- _Given instruction_
Wherever the word "TypeScript" appears in a line, extract that line.

- _Available records_
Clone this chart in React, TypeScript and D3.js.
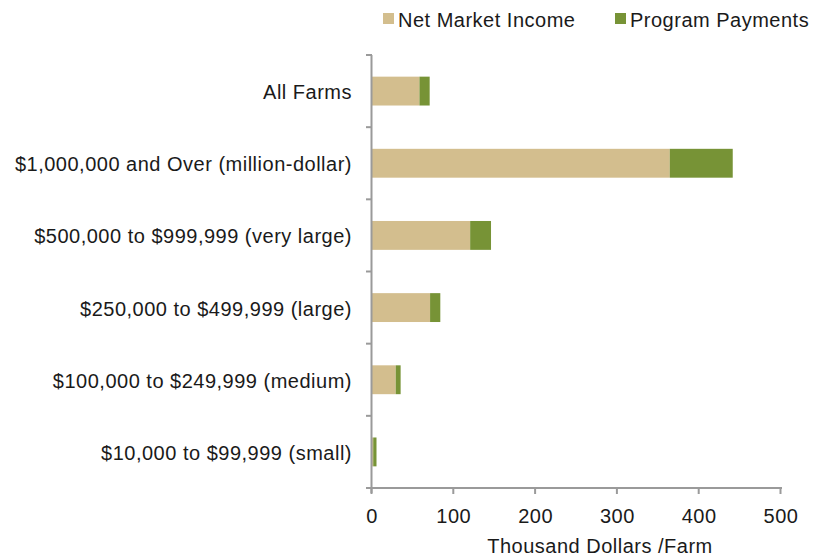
import React from "react";
import * as d3 from "d3";

const categories = [
  "All Farms",
  "$1,000,000 and Over (million-dollar)",
  "$500,000 to $999,999 (very large)",
  "$250,000 to $499,999 (large)",
  "$100,000 to $249,999 (medium)",
  "$10,000 to $99,999 (small)",
];
const netMarketIncome = [58, 364, 120, 71, 29, 1.5];
const programPayments = [12.5, 77, 25.5, 12.5, 6, 4];
const xTicks = [0, 100, 200, 300, 400, 500];
const seriesNames = ["Net Market Income", "Program Payments"];
const colors = ["#D3BE8E", "#779336"];

export default function App() {
  const W = 826, H = 557;
  const left = 372, right = 781, top = 55, bottom = 488;
  const x = d3.scaleLinear().domain([0, 500]).range([left, right]);
  const y = d3.scaleBand<string>().domain(categories).range([top, bottom]).paddingInner(0.6).paddingOuter(0.3);
  const yb = d3.scaleBand<string>().domain(categories).range([top, bottom]);
  const font = "'Liberation Sans', Arial, sans-serif";
  const axisColor = "#9a9a9a";
  const txt = { fontSize: 20, letterSpacing: 0.5, fill: "#1a1a1a" } as const;
  const boundaries = categories.map((c) => yb(c) as number).concat([bottom]);
  return (
    <svg width={W} height={H} style={{ position: "absolute", left: 0, top: 0 }} fontFamily={font}>
      {categories.map((c, i) => {
        const yy = y(c) as number;
        const h = y.bandwidth();
        const n = netMarketIncome[i];
        const p = programPayments[i];
        return (
          <g key={c}>
            <rect x={x(0)} y={yy} width={x(n) - x(0)} height={h} fill={colors[0]} />
            <rect x={x(n)} y={yy} width={x(n + p) - x(n)} height={h} fill={colors[1]} />
            <text x={352} y={(yb(c) as number) + yb.bandwidth() / 2 + 1} textAnchor="end" dominantBaseline="central" {...txt}>{c}</text>
          </g>
        );
      })}
      {/* y axis */}
      <line x1={left - 0.5} x2={left - 0.5} y1={top} y2={bottom + 5} stroke={axisColor} strokeWidth={2} />
      {boundaries.map((b, i) => (
        <line key={"yt" + i} x1={left - 6} x2={left} y1={b} y2={b} stroke={axisColor} strokeWidth={2} />
      ))}
      {/* x axis */}
      <line x1={left - 6} x2={right + 1} y1={bottom} y2={bottom} stroke={axisColor} strokeWidth={2} />
      {xTicks.map((t) => (
        <g key={"xt" + t}>
          <line x1={x(t) - 0.5} x2={x(t) - 0.5} y1={bottom} y2={bottom + 6} stroke={axisColor} strokeWidth={2} />
          <text x={x(t)} y={516} textAnchor="middle" dominantBaseline="central" {...txt}>{t}</text>
        </g>
      ))}
      <text x={600} y={546} textAnchor="middle" dominantBaseline="central" {...txt}>Thousand Dollars /Farm</text>
      {/* legend */}
      <rect x={383} y={13} width={11} height={11} fill={colors[0]} />
      <text x={398} y={20} dominantBaseline="central" {...txt}>{seriesNames[0]}</text>
      <rect x={615} y={13} width={11} height={11} fill={colors[1]} />
      <text x={630} y={20} dominantBaseline="central" {...txt}>{seriesNames[1]}</text>
    </svg>
  );
}
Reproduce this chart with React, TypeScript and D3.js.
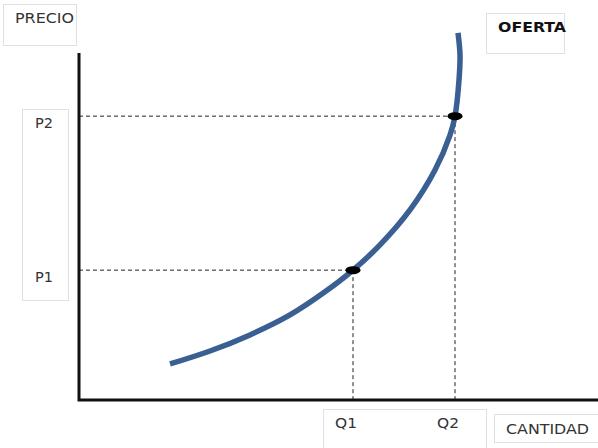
import * as d3 from "d3";

const W = 598;
const H = 448;

// supply curve (quantity, price)
const CURVE_Q = [1.82, 2.62, 3.42, 4.22, 4.92, 5.48, 6.02, 6.62, 7.12, 7.42, 7.52, 7.6, 7.62, 7.58];
const CURVE_P = [1.03, 1.4, 1.86, 2.43, 3.09, 3.71, 4.43, 5.43, 6.57, 7.57, 8.11, 9.14, 9.86, 10.49];

const POINT_NAMES_Q = ["Q1", "Q2"];
const POINT_NAMES_P = ["P1", "P2"];
const POINT_Q = [5.48, 7.52];
const POINT_P = [3.71, 8.11];

const FONT = "'DejaVu Sans', Verdana, sans-serif";
const BOX = "#e0e0e0";

export default function App() {
  const x = d3.scaleLinear().domain([0, 10]).range([79, 579]);
  const y = d3.scaleLinear().domain([0, 10]).range([400, 50]);

  const pts: [number, number][] = CURVE_Q.map((q, i) => [q, CURVE_P[i]]);
  const line = d3
    .line<[number, number]>()
    .x((d) => x(d[0]))
    .y((d) => y(d[1]))
    .curve(d3.curveCatmullRom.alpha(0.5));

  return (
    <svg
      width={W}
      height={H}
      style={{ position: "absolute", left: 0, top: 0, background: "#fff" }}
      fontFamily={FONT}
    >
      {/* label boxes */}
      <rect x={3.5} y={4.5} width={73} height={41} fill="#fff" stroke={BOX} />
      <rect x={486.5} y={13.5} width={78} height={40} fill="#fff" stroke={BOX} />
      <rect x={22.5} y={109.5} width={46} height={191} fill="#fff" stroke={BOX} />
      <rect x={323.5} y={409.5} width={163} height={45} fill="#fff" stroke={BOX} />
      <rect x={494.5} y={414.5} width={110} height={28} fill="#fff" stroke={BOX} />

      <text x={15} y={23} fontSize={13.5} fill="#333" textLength={59} lengthAdjust="spacingAndGlyphs">
        PRECIO
      </text>
      <text x={498} y={32} fontSize={13.5} fontWeight="bold" fill="#111" textLength={68} lengthAdjust="spacingAndGlyphs">
        OFERTA
      </text>
      <text x={506} y={434} fontSize={14} fill="#333" textLength={83} lengthAdjust="spacingAndGlyphs">
        CANTIDAD
      </text>

      {/* guide lines */}
      {POINT_Q.map((q, i) => (
        <g key={i} stroke="#222" strokeWidth={1} strokeDasharray="4,3">
          <line x1={x(0)} x2={x(q)} y1={y(POINT_P[i])} y2={y(POINT_P[i])} />
          <line x1={x(q)} x2={x(q)} y1={y(POINT_P[i])} y2={y(0)} />
        </g>
      ))}

      {/* axes */}
      <path d={`M${x(0)},53V${y(0)}H${W}`} fill="none" stroke="#111" strokeWidth={3} />

      {/* supply curve */}
      <path d={line(pts) ?? ""} fill="none" stroke="#3a5f93" strokeWidth={5.5} strokeLinecap="butt" />

      {POINT_Q.map((q, i) => (
        <ellipse key={i} cx={x(q)} cy={y(POINT_P[i])} rx={7.5} ry={4} fill="#000" />
      ))}

      {POINT_NAMES_P.map((n, i) => (
        <text key={n} x={35} y={y(POINT_P[i]) + 12} fontSize={14} fill="#333" textLength={18} lengthAdjust="spacingAndGlyphs">
          {n}
        </text>
      ))}
      {POINT_NAMES_Q.map((n, i) => (
        <text key={n} x={x(POINT_Q[i]) - 18} y={428} fontSize={14} fill="#333" textLength={22} lengthAdjust="spacingAndGlyphs">
          {n}
        </text>
      ))}
    </svg>
  );
}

- _Response to the task_
Clone this chart in React, TypeScript and D3.js.
Reproduce this chart with React, TypeScript and D3.js.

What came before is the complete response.